▸ **Task details**
Every line from the start of the entries up to and including the one bearing "import pandas as pd" must be printed verbatim, without the pictures.

▸ **Records for the exercise**
↓↓↓

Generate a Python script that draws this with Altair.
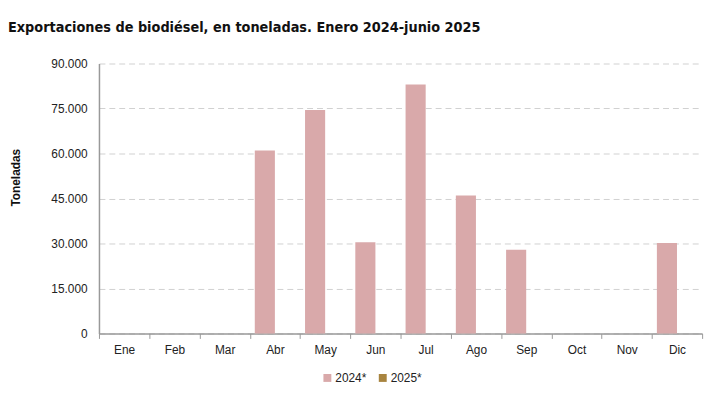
import altair as alt
import pandas as pd

meses = ["Ene", "Feb", "Mar", "Abr", "May", "Jun", "Jul", "Ago", "Sep", "Oct", "Nov", "Dic"]
series = ["2024*", "2025*"]
valores_2024 = [0, 0, 0, 61000, 74500, 30400, 83000, 46000, 27900, 0, 0, 30200]
valores_2025 = [0, 0, 0, 0, 0, 0, 0, 0, 0, 0, 0, 0]
colores = ["#D9A9AA", "#A8843F"]
y_ticks = [0, 15000, 30000, 45000, 60000, 75000, 90000]

rows = []
for m, v in zip(meses, valores_2024):
    rows.append({"mes": m, "serie": series[0], "valor": v})
for m, v in zip(meses, valores_2025):
    rows.append({"mes": m, "serie": series[1], "valor": v})
df = pd.DataFrame(rows)

chart = alt.Chart(df).mark_bar().encode(
    x=alt.X(
        "mes:N",
        sort=meses,
        scale=alt.Scale(paddingInner=0, paddingOuter=0),
        axis=alt.Axis(
            title=None, labelAngle=0, tickBand="extent", tickSize=5,
            tickColor="#999999", domainColor="#999999", domainWidth=1.5,
            labelFont="Liberation Sans", labelFontSize=12, labelColor="#222222",
            labelPadding=6, grid=False,
        ),
    ),
    xOffset=alt.XOffset(
        "serie:N", sort=series,
        scale=alt.Scale(paddingInner=0, paddingOuter=0.25),
    ),
    y=alt.Y(
        "valor:Q",
        scale=alt.Scale(domain=[0, 90000], nice=False),
        axis=alt.Axis(
            title="Toneladas", values=y_ticks,
            labelExpr="replace(format(datum.value, ',.0f'), ',', '.')",
            ticks=False, labelPadding=12, labelFont="Liberation Sans",
            labelFontSize=12, labelColor="#222222",
            domainColor="#999999", domainWidth=1.5,
            gridDash=[6, 4], gridColor="#D0D0D0", gridWidth=1,
            titleFont="Liberation Sans", titleFontSize=12, titleFontWeight="bold",
            titleColor="#111111", titleX=-84, titleY=115, titleAlign="center",
            titleBaseline="middle", titleAngle=270,
        ),
    ),
    color=alt.Color(
        "serie:N", sort=series,
        scale=alt.Scale(domain=series, range=colores),
        legend=alt.Legend(
            title=None, orient="none", direction="horizontal",
            legendX=225, legendY=312, symbolType="square", symbolSize=64,
            symbolStrokeWidth=0, labelFont="Liberation Sans", labelFontSize=12,
            labelColor="#222222", columnPadding=10, labelOffset=2,
        ),
    ),
).properties(
    width=610,
    height=273,
    title=alt.TitleParams(
        "Exportaciones de biodiésel, en toneladas. Enero 2024-junio 2025",
        anchor="start", frame="group", dx=-92, offset=22,
        font="DejaVu Sans Condensed", fontSize=14.5, fontWeight="bold",
        color="#111111",
    ),
    autosize=alt.AutoSizeParams(type="none"),
    padding={"left": 92, "top": 54, "right": 11, "bottom": 52},
).configure_view(stroke=None)

chart.save("out.html", embed_options={"renderer": "svg", "actions": False})
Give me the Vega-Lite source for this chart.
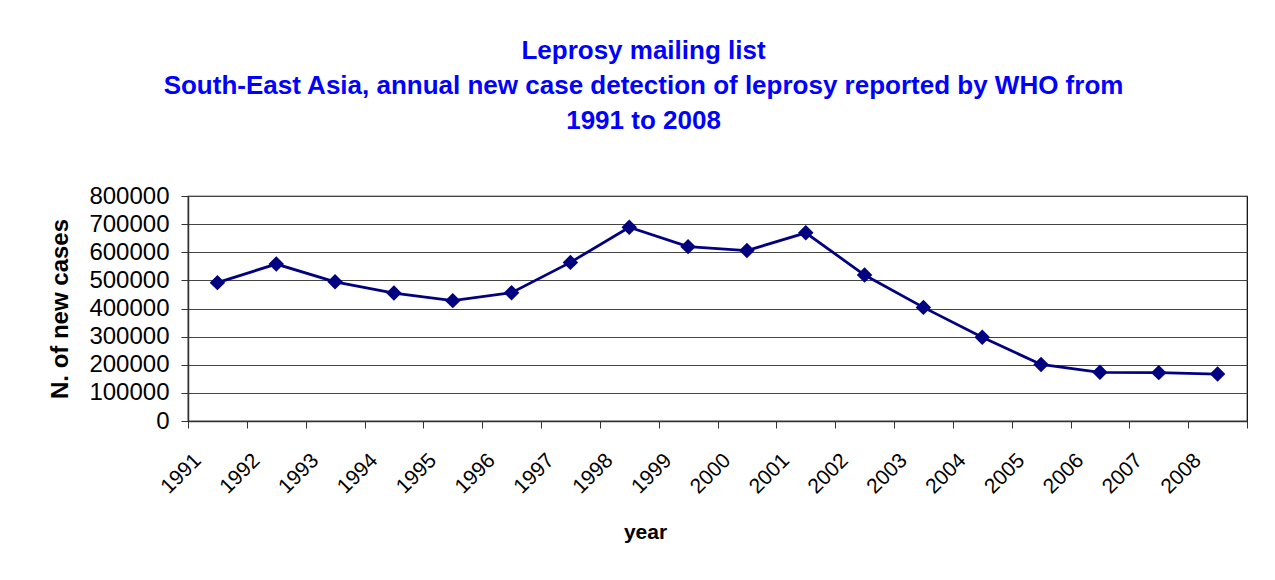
{
  "$schema": "https://vega.github.io/schema/vega-lite/v6.json",
  "autosize": {"type": "none"},
  "width": 1059,
  "height": 225,
  "padding": {"left": 188, "top": 196, "right": 28, "bottom": 159},
  "background": "#ffffff",
  "title": {
    "text": ["Leprosy mailing list", "South-East Asia, annual new case detection of leprosy reported by WHO from", "1991 to 2008"],
    "color": "#0000ff",
    "font": "Liberation Sans",
    "fontSize": 26,
    "fontWeight": "bold",
    "lineHeight": 35,
    "anchor": "middle",
    "frame": "group",
    "dx": -74,
    "offset": 50
  },
  "data": {
    "values": [
      {"year": "1991", "cases": 492000},
      {"year": "1992", "cases": 558000},
      {"year": "1993", "cases": 495000},
      {"year": "1994", "cases": 455000},
      {"year": "1995", "cases": 428000},
      {"year": "1996", "cases": 456000},
      {"year": "1997", "cases": 564000},
      {"year": "1998", "cases": 689000},
      {"year": "1999", "cases": 620000},
      {"year": "2000", "cases": 606000},
      {"year": "2001", "cases": 669000},
      {"year": "2002", "cases": 519000},
      {"year": "2003", "cases": 404000},
      {"year": "2004", "cases": 298000},
      {"year": "2005", "cases": 201000},
      {"year": "2006", "cases": 173000},
      {"year": "2007", "cases": 172000},
      {"year": "2008", "cases": 167000}
    ]
  },
  "encoding": {
    "x": {
      "field": "year",
      "type": "ordinal",
      "sort": null,
      "scale": {"type": "band", "paddingInner": 0, "paddingOuter": 0},
      "axis": {
        "title": "year",
        "titleFont": "Liberation Sans",
        "titleFontSize": 21,
        "titleFontWeight": "bold",
        "titleColor": "#000000",
        "titleX": 457,
        "titleY": 111,
        "titleAlign": "center",
        "titleBaseline": "middle",
        "titleAnchor": null,
        "labelAngle": -45,
        "labelAlign": "right",
        "labelBaseline": "middle",
        "labelOffset": -20,
        "labelPadding": 29,
        "labelFont": "Liberation Sans",
        "labelFontSize": 21,
        "labelColor": "#000000",
        "tickBand": "extent",
        "tickSize": 7,
        "tickColor": "#333333",
        "domainColor": "#333333",
        "domainWidth": 1.5,
        "grid": false
      }
    },
    "y": {
      "field": "cases",
      "type": "quantitative",
      "scale": {"domain": [0, 800000], "nice": false},
      "axis": {
        "title": "N. of new cases",
        "titleFont": "Liberation Sans",
        "titleFontSize": 24,
        "titleFontWeight": "bold",
        "titleColor": "#000000",
        "titleAngle": -90,
        "titleX": -128,
        "titleY": 112.5,
        "titleAlign": "center",
        "titleBaseline": "middle",
        "titleAnchor": null,
        "values": [0, 100000, 200000, 300000, 400000, 500000, 600000, 700000, 800000],
        "format": "d",
        "labelFont": "Liberation Sans",
        "labelFontSize": 24,
        "labelColor": "#000000",
        "labelPadding": 12,
        "tickSize": 7,
        "tickColor": "#333333",
        "domainColor": "#333333",
        "domainWidth": 1.5,
        "grid": true,
        "gridColor": "#444444",
        "gridWidth": 1
      }
    }
  },
  "layer": [
    {
      "mark": {"type": "line", "color": "#000080", "strokeWidth": 2.8}
    },
    {
      "mark": {"type": "point", "shape": "diamond", "filled": true, "color": "#000080", "size": 240, "opacity": 1}
    }
  ],
  "config": {
    "view": {"stroke": "#000000", "strokeWidth": 1.2}
  }
}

↑↑↑

▸ **Final result**
Generate a Python script that draws this with Altair.
import altair as alt
import pandas as pd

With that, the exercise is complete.